After I clicked in that email… the SSO issues finally went away and I could use my zoom account.

So – maybe this struggle is real for others. Hopefully someone else can learn from my issues.

Setting that aren’t easy to find in Zoom

Zoom has a lot of features.

A

Lot

Some of them are not by any means easy to locate.  I mean, even not easy enough that I may have told you that apparently we didn’t have access to those features.

So here is the issue.  You need to create the zoom meeting room through blackboard.  That way it is tied to your course, and has all your students getting easy access.  But after you save the room:

Leave Blackboard.

Go to stonybrook.zoom.us and login back in

To find the option for preassigning break out rooms:

and click on Meetings and find the meeting room you just made.

Click on it’s name and then go to the bottom and find Edit this Meeting.

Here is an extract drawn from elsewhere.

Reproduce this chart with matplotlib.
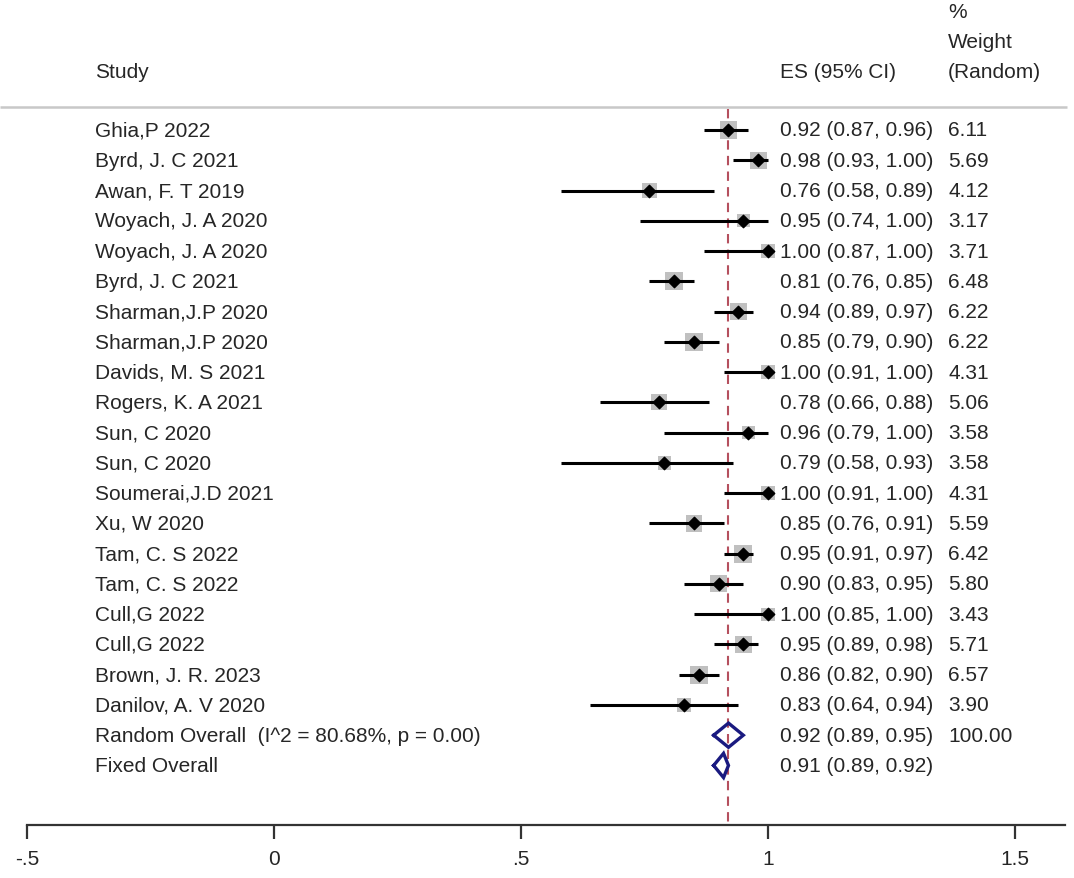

Towards the bottom, in the Meeting Options section, you will see Breakout Room pre-assign. This lets you create the rooms manually, or with a CSV file.

ALSO FOUND HERE:  What you need to stop ZoomBombs:

Anyone can share the link to the meeting.  It can even be a student in the class that is signed in from another device doing the trolling.  The only way to stop this is to enable the authentication profiles and force them to use a specific domain account.  We have done just that so you can add it to any of your meetings.  Simply go into the meeting options and check the “only authenticated users can join” option.  Please be sure to leave the domain as stonybook.edu.  I am including a screenshot below.  This will force them to use a stonybrook.edu email address and they can no longer be anonymous in the session.

image (11).png

Set a Virtual Background, Controlling who can share screens, send invites to meetings in different languages, etc:

Go to Settings on the left menu and dig through this area.  Note that some options are locked by “admin”.

Actually choose the Virtual Background:

This must be done in settings in the Zoom application. (Oiy!)  It will download a virtual desktop package to your machine the first time.